In fact, the convergent approximation is not necessary.

Given $$\gamma \approx \frac{26}{45}$$

we have $$3\gamma^2\approx3\left(\frac{26}{45}\right)^2=3\frac{676}{2025}=3\frac{676}{3\cdot675}=\frac{676}{675}\approx 1$$

which also yields $$\gamma^2 \approx \frac{1}{3}$$

Towards proving that $\gamma < \frac{1}{ \sqrt {3} }$, we may take one more term out of the summation: $$\gamma \approx \frac{7}{12}-\frac{1}{180}-\frac{1}{2310}=\frac{4001}{6930}<\frac{1}{\sqrt{3}}$$

Solution 2:

I have an interesting approach. The Shafer-Fink inequality and its generalization allow to devise algebraic approximations of the arctangent function with an arbitrary uniform accuracy. By a change of variable, the same holds for the hyperbolic arctangent function over the interval $(0,1)$ and for the logarithm function over the same interval. For instance,

$$ \forall x\in(0,1),\qquad \log(x)\approx\frac{90(x-1)}{7(x+1)+12\sqrt{x}+32\sqrt{2x+(x+1)\sqrt{x}}}\tag{A} $$ and $\approx$ holds as a $\leq$, actually.
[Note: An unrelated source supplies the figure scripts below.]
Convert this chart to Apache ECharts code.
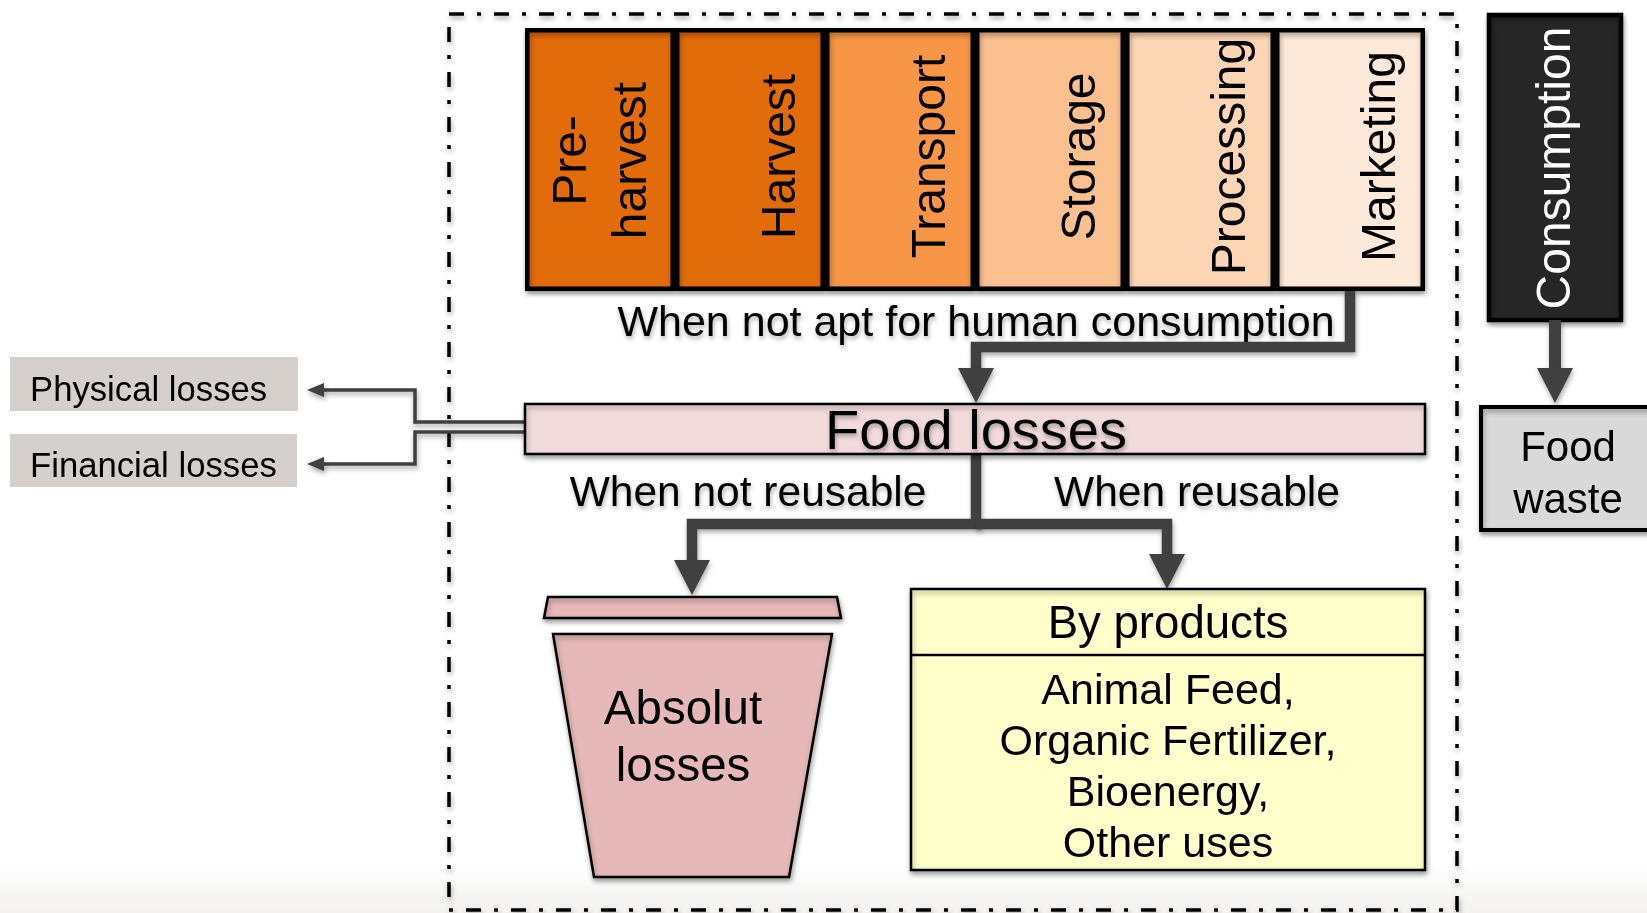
<!DOCTYPE html>
<html>
<head>
<meta charset="utf-8">
<title>Food losses and food waste</title>
<script src="https://cdn.jsdelivr.net/npm/echarts@6/dist/echarts.min.js"></script>
<style>
  html, body { margin: 0; padding: 0; background: #fff; }
  #main { width: 1647px; height: 913px; }
</style>
</head>
<body>
<div id="main"></div>
<script>
// supply chain stages, left to right
var stages = ['Pre-\nharvest', 'Harvest', 'Transport', 'Storage', 'Processing', 'Marketing'];
var stageShare = [1, 1, 1, 1, 1, 1];
var lossTypes = ['Physical losses', 'Financial losses'];
var conditions = ['When not apt for human consumption', 'When not reusable', 'When reusable'];
var byProductUses = ['Animal Feed,', 'Organic Fertilizer,', 'Bioenergy,', 'Other uses'];
var nodes = ['Food losses', 'Absolut\nlosses', 'By products', 'Consumption', 'Food\nwaste'];

var FONT = '"Liberation Sans", Arial, Helvetica, sans-serif';
var INK = '#404040';
var stageColors = ['#E36C0A', '#E36C0A', '#F79646', '#FAC090', '#FCD5B5', '#FDE9D9'];

// layout in picture units (0..1647 across, 0..913 down)
var L = {
  frame: [449, 14, 1457, 910],
  chain: [525, 28, 1425, 291],
  consumption: [1489, 15, 1621, 320],
  waste: [1481, 407, 1656, 530],
  losses: [525, 404, 1425, 454],
  lid: [[548, 597], [837, 597], [841, 618], [544, 618]],
  bin: [[553, 634], [832, 634], [789, 877], [594, 877]],
  byProducts: [911, 589, 1425, 870],
  byProductsHead: 655,
  lossTypeBoxes: [[10, 357, 298, 411], [10, 434, 297, 487]]
};

var shadow = { shadowBlur: 5, shadowOffsetX: 1, shadowOffsetY: 3, shadowColor: 'rgba(0,0,0,0.35)' };
var textShadow = { textShadowBlur: 4, textShadowOffsetX: 1, textShadowOffsetY: 3, textShadowColor: 'rgba(0,0,0,0.3)' };

function helpers(api) {
  function pt(x, y) { return api.coord([x, y]); }
  function rect(b) {
    var a = pt(b[0], b[1]), c = pt(b[2], b[3]);
    return { x: a[0], y: a[1], width: c[0] - a[0], height: c[1] - a[1] };
  }
  function box(b, fill, stroke, lw) {
    return { type: 'rect', shape: rect(b),
      style: Object.assign({ fill: fill, stroke: stroke, lineWidth: lw }, stroke ? shadow : {}) };
  }
  function poly(points, fill, lw) {
    return { type: 'polygon', shape: { points: points.map(function (q) { return pt(q[0], q[1]); }) },
      style: Object.assign({ fill: fill, stroke: '#000', lineWidth: lw }, shadow) };
  }
  function label(text, x, y, size, o) {
    o = o || {};
    var p = pt(x, y + 4);
    return { type: 'text', x: p[0], y: p[1], rotation: o.rotation || 0,
      style: Object.assign({ text: text, fill: o.color || '#000', fontSize: size, fontFamily: FONT,
        align: o.align || 'center', verticalAlign: 'middle', lineHeight: o.lineHeight || Math.round(size * 1.2) },
        o.shadow ? textShadow : {}) };
  }
  // elbow connector ending in an arrow head at the last point
  function arrow(pts, lw, hw, hl) {
    var p = pts.map(function (q) { return pt(q[0], q[1]); });
    var n = p.length, tip = p[n - 1], prev = p[n - 2];
    var dx = tip[0] - prev[0], dy = tip[1] - prev[1];
    var len = Math.sqrt(dx * dx + dy * dy), ux = dx / len, uy = dy / len;
    var base = [tip[0] - ux * hl, tip[1] - uy * hl];
    var shaft = p.slice(0, n - 1).concat([[base[0] + ux * 2, base[1] + uy * 2]]);
    return [
      { type: 'polyline', shape: { points: shaft },
        style: Object.assign({ stroke: INK, lineWidth: lw, fill: null, lineJoin: 'miter' }, shadow) },
      { type: 'polygon', shape: { points: [[base[0] - uy * hw / 2, base[1] + ux * hw / 2],
          [base[0] + uy * hw / 2, base[1] - ux * hw / 2], tip] },
        style: Object.assign({ fill: INK }, shadow) }
    ];
  }
  return { pt: pt, rect: rect, box: box, poly: poly, label: label, arrow: arrow };
}

function drawBackdrop(params, api) {
  var h = helpers(api);
  return { type: 'group', children: [
    { type: 'rect', shape: h.rect([0, 862, 1647, 913]),
      style: { fill: new echarts.graphic.LinearGradient(0, 0, 0, 1,
        [{ offset: 0, color: '#FFFFFF' }, { offset: 1, color: '#F3F2EF' }]) } },
    { type: 'rect', shape: h.rect(L.frame),
      style: Object.assign({ fill: null, stroke: '#000', lineWidth: 3.5, lineDash: [15, 13, 4, 13] }, shadow) }
  ] };
}

function drawFlow(params, api) {
  var h = helpers(api);
  var c = [];
  // consumption -> food waste
  c.push(h.box(L.consumption, '#262626', '#000', 4.5));
  c.push(h.label(nodes[3], 1557, 164, 48, { rotation: Math.PI / 2, color: '#fff' }));
  c = c.concat(h.arrow([[1555, 320], [1555, 403]], 12, 36, 35));
  c.push(h.box(L.waste, '#D9D9D9', '#000', 4));
  c.push(h.label(nodes[4], 1568, 471, 42, { lineHeight: 52 }));

  // chain -> food losses
  c.push(h.label(conditions[0], 976, 320, 43, { shadow: true }));
  c = c.concat(h.arrow([[1350, 291], [1350, 347], [976, 347], [976, 403]], 10.5, 36, 35));

  // food losses -> physical / financial
  c = c.concat(h.arrow([[525, 422], [415, 422], [415, 390], [307, 390]], 3.5, 14, 17));
  c = c.concat(h.arrow([[525, 432], [415, 432], [415, 464], [307, 464]], 3.5, 14, 17));
  L.lossTypeBoxes.forEach(function (b, i) {
    c.push(h.box(b, '#D5D0CB', null, 0));
    c.push(h.label(lossTypes[i], b[0] + 20, (b[1] + b[3]) / 2 + 3, 34.7, { align: 'left' }));
  });

  // branches below food losses
  c = c.concat(h.arrow([[976, 454], [976, 524], [692, 524], [692, 595]], 10.5, 36, 35));
  c = c.concat(h.arrow([[976, 524], [1167, 524], [1167, 589]], 10.5, 36, 35));
  c.push(h.box(L.losses, '#F2DCDB', '#000', 2.5));
  c.push(h.label(nodes[0], 976, 430, 56, { shadow: true }));
  c.push(h.label(conditions[1], 748, 490, 42.5, { shadow: true }));
  c.push(h.label(conditions[2], 1197, 490, 42.5, { shadow: true }));

  // waste bin
  c.push(h.poly(L.lid, '#E6B9B8', 2.5));
  c.push(h.poly(L.bin, '#E6B9B8', 2.5));
  c.push(h.label(nodes[1], 683, 735, 47.5, { lineHeight: 57 }));

  // by-products table
  c.push(h.box(L.byProducts, '#FFFFCC', '#000', 2.5));
  var a = h.pt(L.byProducts[0], L.byProductsHead), b = h.pt(L.byProducts[2], L.byProductsHead);
  c.push({ type: 'line', shape: { x1: a[0], y1: a[1], x2: b[0], y2: b[1] }, style: { stroke: '#000', lineWidth: 2.5 } });
  c.push(h.label(nodes[2], 1168, 621, 45.6));
  c.push(h.label(byProductUses.join('\n'), 1168, 765, 43, { lineHeight: 51 }));

  return { type: 'group', children: c };
}

var chart = echarts.init(document.getElementById('main'));
var option = {
  animation: false,
  backgroundColor: '#fff',
  grid: [
    { left: 0, top: 0, right: 0, bottom: 0 },
    { left: L.chain[0], top: L.chain[1], width: L.chain[2] - L.chain[0], height: L.chain[3] - L.chain[1] }
  ],
  xAxis: [
    { type: 'value', min: 0, max: 1647, show: false },
    { type: 'category', gridIndex: 1, data: stages, show: false }
  ],
  yAxis: [
    { type: 'value', min: 0, max: 913, inverse: true, show: false },
    { type: 'value', gridIndex: 1, min: 0, max: 1, show: false }
  ],
  series: [
    { type: 'custom', name: 'backdrop', z: 1, xAxisIndex: 0, yAxisIndex: 0, data: [[0, 0]], renderItem: drawBackdrop, silent: true },
    {
      type: 'bar', name: 'stages', z: 3, xAxisIndex: 1, yAxisIndex: 1, barWidth: '100%',
      data: stageShare.map(function (v, i) {
        return {
          value: v,
          itemStyle: { color: stageColors[i] },
          label: i === 0 ? { offset: [-1, 3] } : {}
        };
      }),
      itemStyle: Object.assign({ borderColor: '#000', borderWidth: 4.5 }, shadow),
      label: {
        show: true, position: 'inside', rotate: 90, offset: [3, 32],
        formatter: function (p) { return p.name; },
        fontSize: 48, fontFamily: FONT, color: '#000', lineHeight: 60
      },
      silent: true
    },
    { type: 'custom', name: 'flow', z: 4, xAxisIndex: 0, yAxisIndex: 0, data: [[0, 0]], renderItem: drawFlow, silent: true }
  ]
};
chart.setOption(option);
</script>
</body>
</html>
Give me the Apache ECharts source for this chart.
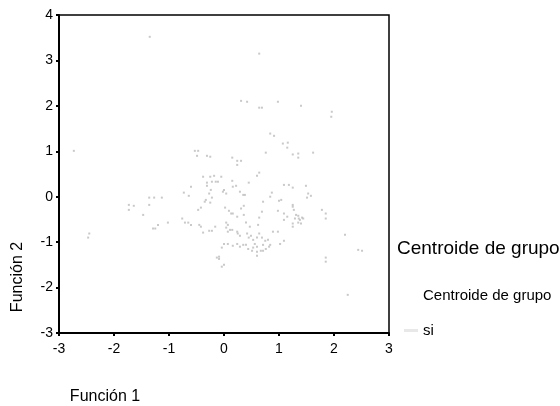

We have $$ \gamma = \int_{0}^{1}-\log(-\log x)\,dx \tag{B}$$ hence: $$ \gamma\leq 1-\log(90)+\int_{0}^{1}\log\left[7(x+1)+12\sqrt{x}+32\sqrt{2x+(x+1)\sqrt{x}}\right]\,dx\tag{C}$$ where the RHS of $(C)$ just depends on the (logarithms of the) roots of $7 + 32 x + 12 x^2 + 32 x^3 + 7 x^4$, which is a quartic and palindromic polynomial.
The numerical approximation produced by $(C)$ allows to state: $$ \gamma < 0.5773534 < \frac{\pi}{2e}.\tag{D}$$ Actually $(A)$ is not powerful enough to prove $\gamma<\frac{1}{\sqrt{3}}$, but we can achieve that too by replacing $(A)$ with the higher-order (generalized) Shafer-Fink approximation.